20.2 Mathematical Setup
20.2.1 Probability Space and Data
We posit a probability space \((\Omega, \mathcal{F}, P)\) and random variables \((X, Y)\) on it. We typically have an i.i.d. sample \(\{(X_i, Y_i)\}_{i=1}^n\) from the true distribution \(\mathcal{D}\). Let:
\[ (X, Y) \sim \mathcal{D}, \quad (X_i, Y_i) \overset{\text{i.i.d.}}{\sim} \mathcal{D}. \]
In prediction, we train on \(\{(X_i, Y_i)\}_{i=1}^n\) to obtain \(\hat{f}\), and we evaluate on a test point \((\tilde{X}, \tilde{Y})\) drawn from \(\mathcal{D}\).
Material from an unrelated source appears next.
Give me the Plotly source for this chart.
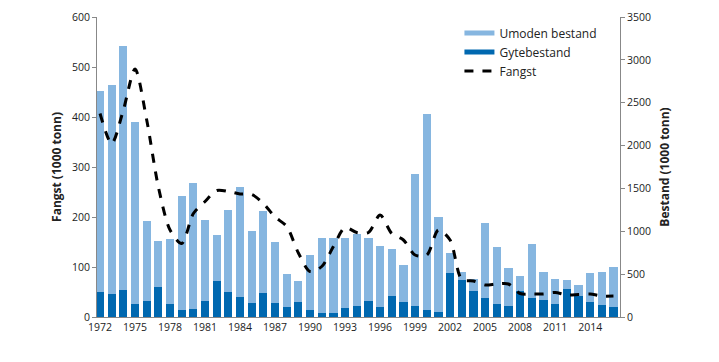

In causal inference, we scrutinize the data generating process carefully, ensuring that we can identify a causal effect. For example, we may require:
- Potential outcomes \(\{Y_i(0), Y_i(1)\}\) for treatment effect settings.
- Unconfoundedness or randomization assumptions.
20.2.2 Loss Functions and Risk
A general framework for both tasks is the risk minimization approach. For a function \(f\), define:
- The population (or expected) risk: \[ \mathcal{R}(f) = \mathbb{E}[L(f(X), Y)]. \]
- The empirical risk (on a sample of size \(n\)): \[ \hat{\mathcal{R}}_n(f) = \frac{1}{n} \sum_{i=1}^n L(f(X_i), Y_i). \]
Prediction: We often solve the empirical risk minimization (ERM) problem:
\[ \hat{f} = \arg \min_{f \in \mathcal{F}} \hat{\mathcal{R}}_n(f), \]
possibly with regularization. The measure of success is \(\mathcal{R}(\hat{f})\), i.e., how well \(\hat{f}\) generalizes beyond the training sample.
Causal/Parameter Estimation: We might define an \(M\)-estimator for \(\beta\) (Newey and McFadden 1994). Consider a function \(\psi(\beta; X, Y)\) such that the true parameter \(\beta_0\) satisfies:
\[ \mathbb{E}[\psi(\beta_0; X, Y)] = 0. \]
The empirical \(M\)-estimator solves
\[ \hat{\beta} = \arg \min_\beta \left\| \frac{1}{n} \sum_{i=1}^n \psi(\beta; X_i, Y_i) \right\|, \]
or equivalently sets it to zero in a method-of-moments sense:
\[ \frac{1}{n} \sum_{i=1}^n \psi(\hat{\beta}; X_i, Y_i) = 0. \]
Properties like consistency (\(\hat{\beta} \overset{p}{\to} \beta_0\)) or asymptotic normality (\(\sqrt{n}(\hat{\beta} - \beta_0) \overset{d}{\to} N(0, \Sigma)\)) are central. The emphasis is on uncovering the true \(\beta_0\) rather than purely predictive accuracy.